A High Court judge has launched an extraordinary attack on a conservative legal group that is closely associated with one of his own colleagues, accusing it of trying to stack Australian courts with right-wing jurists.

In a sign of tensions within the nation’s top court, Justice Robert Beech-Jones delivered a speech last week condemning the Samuel Griffith Society, a well-known body that often platforms right-wing lawyers and has in recent years hosted speakers such as disgraced ex-High Court judge Dyson Heydon and former attorney-general Christian Porter.

But the society is perhaps best known for its ties to another current High Court judge, Simon Steward, widely seen as the court’s most conservative member. Steward is a three-time speaker at the society’s annual conference, and the body was an important source of support for Steward’s 2020 nomination to the court by the Morrison government.

At the Griffith Society’s 2025 conference, Steward delivered the keynote lecture and was introduced by yet another High Court judge, James Edelman, who described Steward as a “conservative in the proudest tradition, which is the conservation of precedent”.

The society is named after Australia’s first chief justice, Queenslander Samuel Griffith. But in his speech last week, Beech-Jones said the society’s conduct was an “abuse of Griffith’s legacy” – and that its attempt to spread “student chapters” across Australian universities was “ominous”.

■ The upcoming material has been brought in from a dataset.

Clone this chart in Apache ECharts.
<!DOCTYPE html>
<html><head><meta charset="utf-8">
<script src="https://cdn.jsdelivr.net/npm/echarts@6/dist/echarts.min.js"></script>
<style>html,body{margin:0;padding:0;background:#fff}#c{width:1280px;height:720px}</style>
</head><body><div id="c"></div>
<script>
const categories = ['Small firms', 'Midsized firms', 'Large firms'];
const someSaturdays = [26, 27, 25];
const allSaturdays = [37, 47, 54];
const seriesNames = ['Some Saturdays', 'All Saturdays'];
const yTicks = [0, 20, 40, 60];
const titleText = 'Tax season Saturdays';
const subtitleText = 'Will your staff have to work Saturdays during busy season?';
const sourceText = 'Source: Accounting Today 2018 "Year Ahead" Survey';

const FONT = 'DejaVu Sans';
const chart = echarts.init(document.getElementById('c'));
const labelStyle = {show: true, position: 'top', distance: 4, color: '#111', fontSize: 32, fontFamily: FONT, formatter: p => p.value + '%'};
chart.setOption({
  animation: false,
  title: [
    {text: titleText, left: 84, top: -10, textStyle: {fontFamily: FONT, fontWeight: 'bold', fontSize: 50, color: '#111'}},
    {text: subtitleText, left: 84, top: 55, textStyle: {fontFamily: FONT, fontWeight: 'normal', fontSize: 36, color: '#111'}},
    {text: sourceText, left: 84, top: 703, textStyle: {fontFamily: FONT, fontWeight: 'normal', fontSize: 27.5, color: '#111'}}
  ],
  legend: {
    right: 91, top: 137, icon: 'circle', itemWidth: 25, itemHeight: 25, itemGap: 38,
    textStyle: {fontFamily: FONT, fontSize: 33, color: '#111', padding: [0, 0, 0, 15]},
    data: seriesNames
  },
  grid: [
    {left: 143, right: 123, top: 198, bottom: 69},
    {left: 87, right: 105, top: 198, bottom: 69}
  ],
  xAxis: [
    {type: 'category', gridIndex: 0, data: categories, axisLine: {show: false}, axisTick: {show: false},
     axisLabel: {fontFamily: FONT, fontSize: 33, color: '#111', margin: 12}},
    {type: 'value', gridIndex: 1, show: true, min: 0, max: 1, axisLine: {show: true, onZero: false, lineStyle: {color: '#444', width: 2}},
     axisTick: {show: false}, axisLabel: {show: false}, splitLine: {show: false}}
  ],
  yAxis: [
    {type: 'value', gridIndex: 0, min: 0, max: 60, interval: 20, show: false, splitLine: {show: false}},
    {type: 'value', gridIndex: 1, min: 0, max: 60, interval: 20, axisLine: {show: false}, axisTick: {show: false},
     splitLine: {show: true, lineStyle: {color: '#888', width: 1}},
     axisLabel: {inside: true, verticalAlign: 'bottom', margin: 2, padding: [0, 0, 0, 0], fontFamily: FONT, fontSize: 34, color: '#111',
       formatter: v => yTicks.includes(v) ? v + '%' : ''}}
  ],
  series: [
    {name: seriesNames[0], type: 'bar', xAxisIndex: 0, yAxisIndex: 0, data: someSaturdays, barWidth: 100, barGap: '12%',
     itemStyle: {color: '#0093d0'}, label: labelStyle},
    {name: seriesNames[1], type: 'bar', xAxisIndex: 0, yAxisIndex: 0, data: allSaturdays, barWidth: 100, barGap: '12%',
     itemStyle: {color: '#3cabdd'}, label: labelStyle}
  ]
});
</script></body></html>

Beech-Jones attacked what he said were the society’s ambitions to import conservative US legal ideas into Australia – chief among them what he described as “court stacking”, the practice of appointing judges along party-political lines, often with backing from politicised legal groups.

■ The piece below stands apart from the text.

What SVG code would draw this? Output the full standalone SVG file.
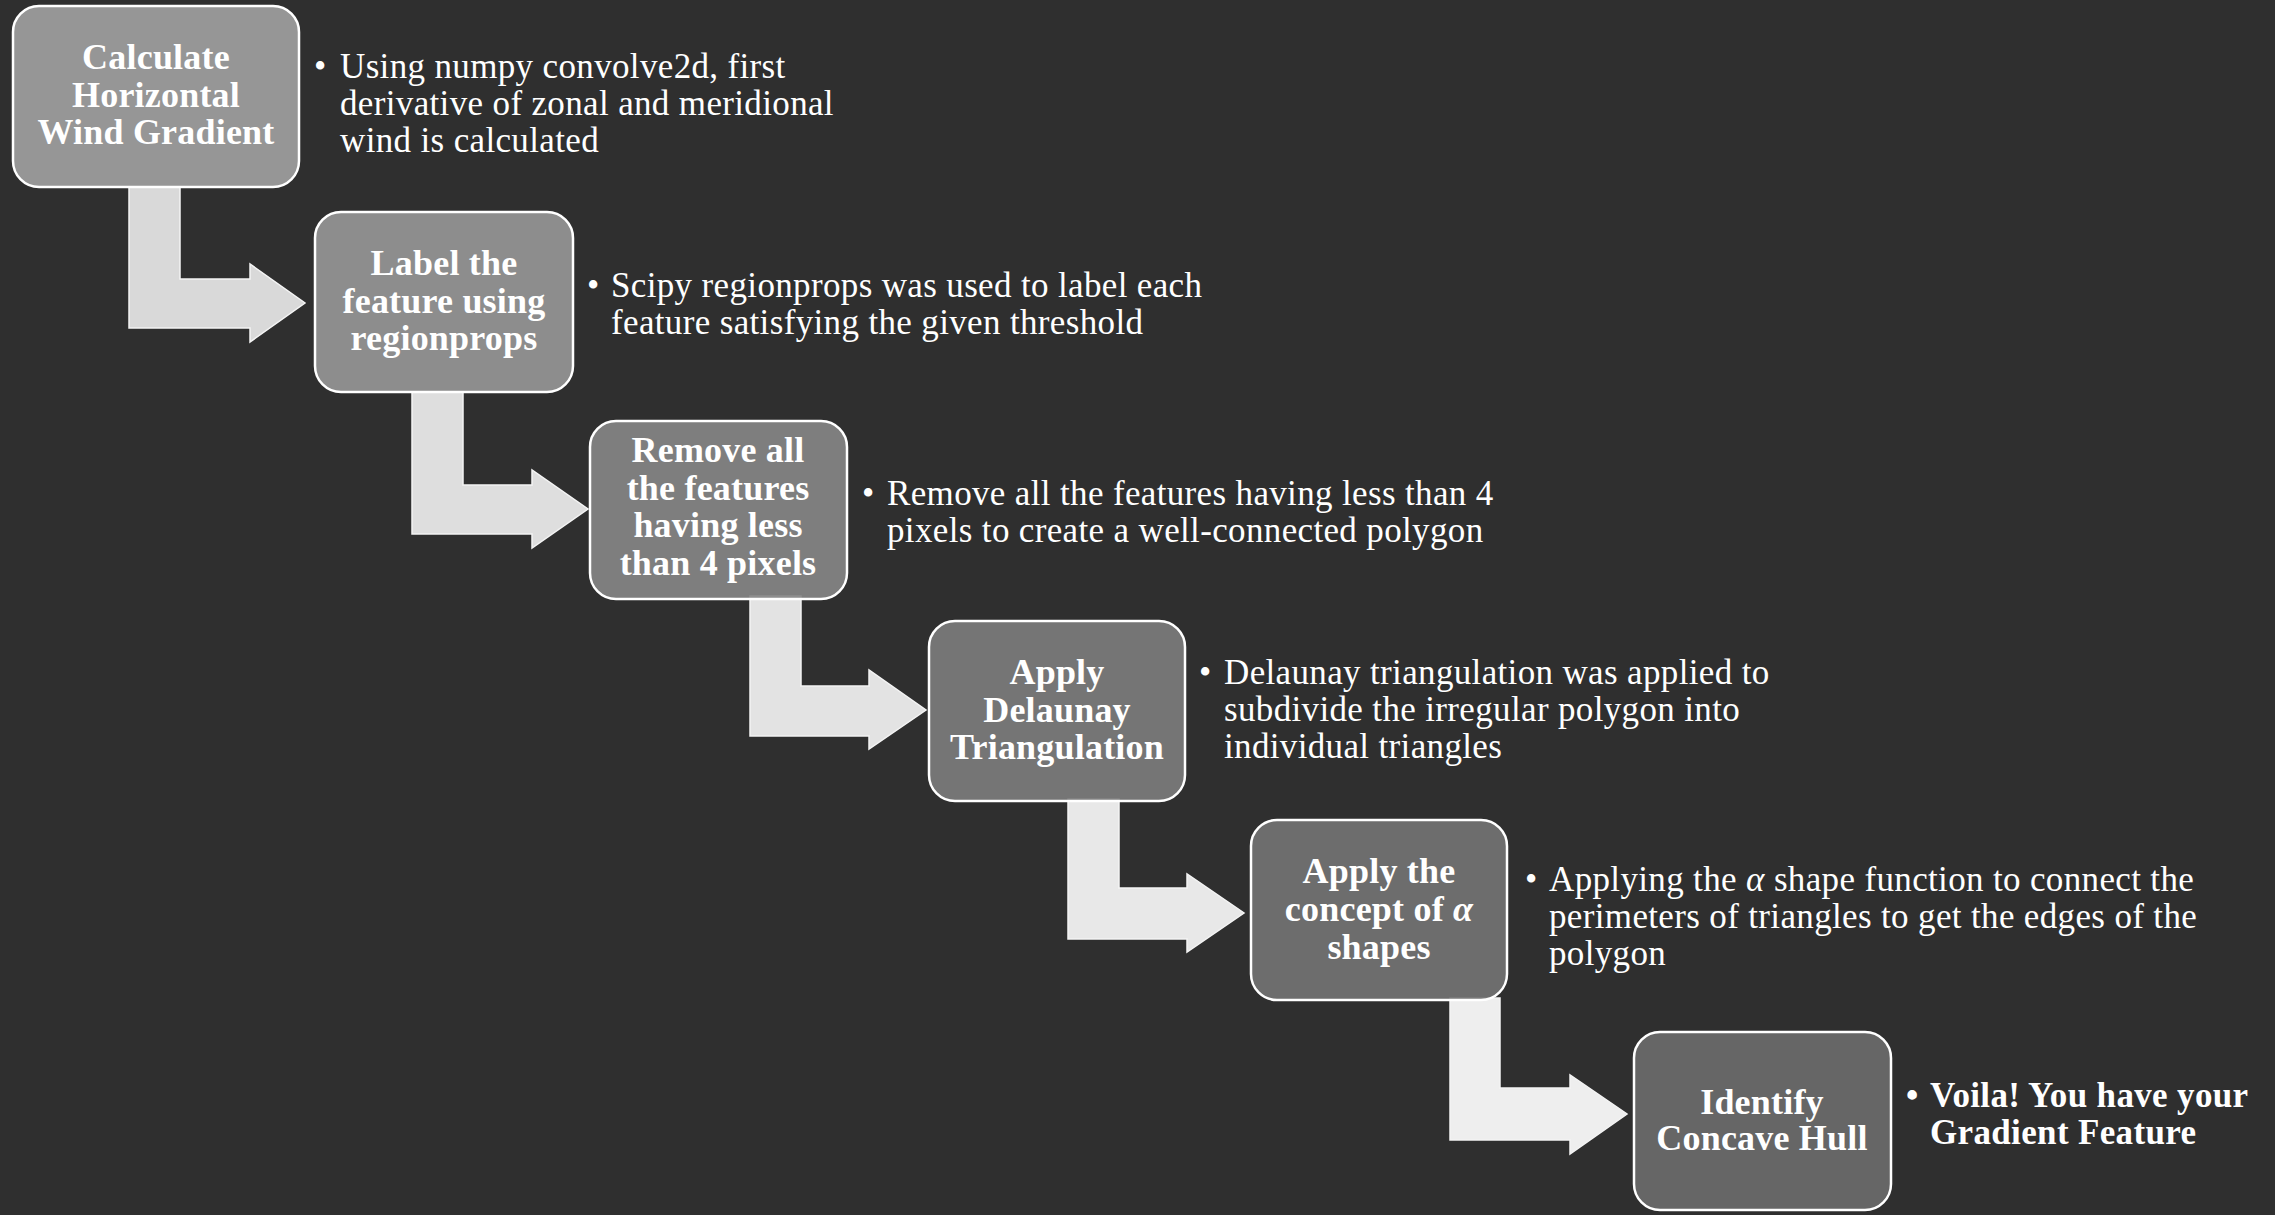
<svg xmlns="http://www.w3.org/2000/svg" width="2275" height="1215" viewBox="0 0 2275 1215">
<style>
.bg{fill:#2f2f2f}
.node rect{stroke:#ffffff;stroke-width:2.5}
.nt{font-family:"Liberation Serif","DejaVu Serif",serif;font-weight:bold;font-size:36px;letter-spacing:0.2px;fill:#ffffff;text-anchor:middle}
.bt{font-family:"Liberation Serif","DejaVu Serif",serif;font-size:35px;letter-spacing:0.35px;fill:#ffffff}
.bb{font-weight:bold}
.al{font-style:italic}
.arrow{stroke:#f4f4f4;stroke-width:1.5}
</style>
<rect class="bg" x="0" y="0" width="2275" height="1215"/>
<g id="connectors">
<path class="arrow" fill="#d9d9d9" d="M129,187 L180,187 L180,279 L250,279 L250,264 L305,303 L250,342 L250,328 L129,328 Z"/>
<path class="arrow" fill="#dedede" d="M412,392 L463,392 L463,485 L532,485 L532,470 L588,509 L532,548 L532,534 L412,534 Z"/>
<path class="arrow" fill="#e3e3e3" d="M750,596 L801,596 L801,686 L869,686 L869,670 L926,710 L869,749 L869,736 L750,736 Z"/>
<path class="arrow" fill="#e8e8e8" d="M1068,799 L1119,799 L1119,888 L1187,888 L1187,874 L1244,913 L1187,952 L1187,939 L1068,939 Z"/>
<path class="arrow" fill="#eeeeee" d="M1450,998 L1500,998 L1500,1088 L1570,1088 L1570,1075 L1627,1114 L1570,1154 L1570,1140 L1450,1140 Z"/>
</g>
<g id="node1" class="node">
<rect x="13" y="6" width="286" height="181" rx="26" fill="#969696"/>
<text class="nt" x="156" y="69">Calculate</text>
<text class="nt" x="156" y="107">Horizontal</text>
<text class="nt" x="156" y="144">Wind Gradient</text>
</g>
<g id="desc1">
<text class="bt" x="314" y="78">•</text>
<text class="bt" x="340" y="78">Using numpy convolve2d, first</text>
<text class="bt" x="340" y="115">derivative of  zonal and meridional</text>
<text class="bt" x="340" y="152">wind is calculated</text>
</g>
<g id="node2" class="node">
<rect x="315" y="212" width="258" height="180" rx="26" fill="#8d8d8d"/>
<text class="nt" x="444" y="275">Label the</text>
<text class="nt" x="444" y="313">feature using</text>
<text class="nt" x="444" y="350">regionprops</text>
</g>
<g id="desc2">
<text class="bt" x="587" y="297">•</text>
<text class="bt" x="611" y="297">Scipy regionprops was used to label each</text>
<text class="bt" x="611" y="334">feature satisfying the given threshold</text>
</g>
<g id="node3" class="node">
<rect x="590" y="421" width="257" height="178" rx="26" fill="#858585" fill-opacity="0.92"/>
<text class="nt" x="718" y="462">Remove all</text>
<text class="nt" x="718" y="500">the features</text>
<text class="nt" x="718" y="537">having less</text>
<text class="nt" x="718" y="575">than 4 pixels</text>
</g>
<g id="desc3">
<text class="bt" x="862" y="505">•</text>
<text class="bt" x="887" y="505">Remove all the features having less than 4</text>
<text class="bt" x="887" y="542">pixels to create a well-connected polygon</text>
</g>
<g id="node4" class="node">
<rect x="929" y="621" width="256" height="180" rx="26" fill="#7c7c7c" fill-opacity="0.92"/>
<text class="nt" x="1057" y="684">Apply</text>
<text class="nt" x="1057" y="722">Delaunay</text>
<text class="nt" x="1057" y="759">Triangulation</text>
</g>
<g id="desc4">
<text class="bt" x="1199" y="684">•</text>
<text class="bt" x="1224" y="684">Delaunay triangulation was applied to</text>
<text class="bt" x="1224" y="721">subdivide the irregular polygon into</text>
<text class="bt" x="1224" y="758">individual triangles</text>
</g>
<g id="node5" class="node">
<rect x="1251" y="820" width="256" height="180" rx="26" fill="#737373" fill-opacity="0.92"/>
<text class="nt" x="1379" y="883">Apply the</text>
<text class="nt" x="1379" y="921">concept of <tspan class="al">α</tspan></text>
<text class="nt" x="1379" y="959">shapes</text>
</g>
<g id="desc5">
<text class="bt" x="1525" y="891">•</text>
<text class="bt" x="1549" y="891">Applying the <tspan class="al">α</tspan> shape function to connect the</text>
<text class="bt" x="1549" y="928">perimeters of  triangles to get the edges of  the</text>
<text class="bt" x="1549" y="965">polygon</text>
</g>
<g id="node6" class="node">
<rect x="1634" y="1032" width="257" height="178" rx="26" fill="#6b6b6b" fill-opacity="0.92"/>
<text class="nt" x="1762" y="1114">Identify</text>
<text class="nt" x="1762" y="1150">Concave Hull</text>
</g>
<g id="desc6">
<text class="bt bb" x="1906" y="1107">•</text>
<text class="bt bb" x="1930" y="1107">Voila! You have your</text>
<text class="bt bb" x="1930" y="1144">Gradient Feature</text>
</g>
</svg>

Beech-Jones pointed to proposals made in 2020 by former federal senator Amanda Stoker, now a Liberal National state MP in Queensland, who called on the Griffith Society to create a “pipeline of potential judicial nominees”, by “screening” judicial appointments and “recruiting” law students and young lawyers, including through “clerkships with conservative judges”.

“There is a highly sophisticated legal term to describe that process; it’s known as court stacking,” Beech-Jones said, referring to the conservative takeover of the US Supreme Court.

According to Beech-Jones, this “politicised and political process” of court stacking has left the US courts full of “supine judges”, mostly thanks to the effort of an American group of conservative lawyers called the Federalist Society.

Their playbook is what the Samuel Griffith Society is now trying to copy, the judge declared, pointing to recent comments by conservative columnist Janet Albrechtsen, who encouraged the Griffith Society to find a “quiet billionaire” to support its efforts.

“Ordinarily, all this would be none of my business, but these methods are being advocated for in Australia,” Beech-Jones said. “To adapt a phrase, they have driven into my lane, and they have driven into yours.”

If successful, these efforts would be disastrous for Australian law, according to Beech-Jones, who clarified that judges in Australia are not yet “the product of ideological training schools”.

“If anyone thinks this particular US style of court stacking and judicial decision-making is a good idea, then go and live there. The rule of law appears to be having an interesting time in that country.”

“Which approach do you prefer? Theirs or ours?”

Samuel Griffith Society’s executive director Mia Schlicht said it was “inappropriate” for “a serving judge to attempt to shut down criticism” of how the High Court was interpreting the constitution.

“The Samuel Griffith Society is a debating society, not a political organisation,” said Schlicht, who until recently was also a fellow at the conservative think tank the Institute of Public Affairs.

“We hold the simple view that judges should apply the Constitution as written, not as they think it ought to be written.

“We invite contributors from across the legal, political and academic spectrum, and we foster disagreement. We extended that invitation to Justice Beech-Jones himself, and he declined.”

Schlicht also defended the society’s student chapter program, which she said existed “because university law schools have become ideological monocultures”.

“We want students to encounter arguments they will not hear in the lecture theatre.”

A spokeswoman for the High Court said that “individual justices determine the topics on which they speak extra-curially”. “The chief justice does not comment publicly on the engagements of particular justices.”

Beech-Jones was also highly critical of the right-wing body’s sustained attacks on the High Court’s famous Mabo decision, which overturned the colonial concept of terra nullius and gave native title land rights to Indigenous people.

Established in 1992, the same year the Mabo judgment was delivered, the society’s “original intention” or “gripe… bordering on obsession” was to take aim at native title law.

“One of the papers compared [Mabo] to a disease. Some of them were virulent. Some were generally abusive,” Beech-Jones said, quoting from one Griffith Society speaker, Kenneth Minogue, who described Indigenous people as “a pretty incompetent lot, who are difficult to help”.

“Does Griffith deserve to have his legacy associated with that sentiment? Beech Jones asked. “Perhaps the better question is, if you are a law student today contemplating all of this, is that the way you wish to define yourself?”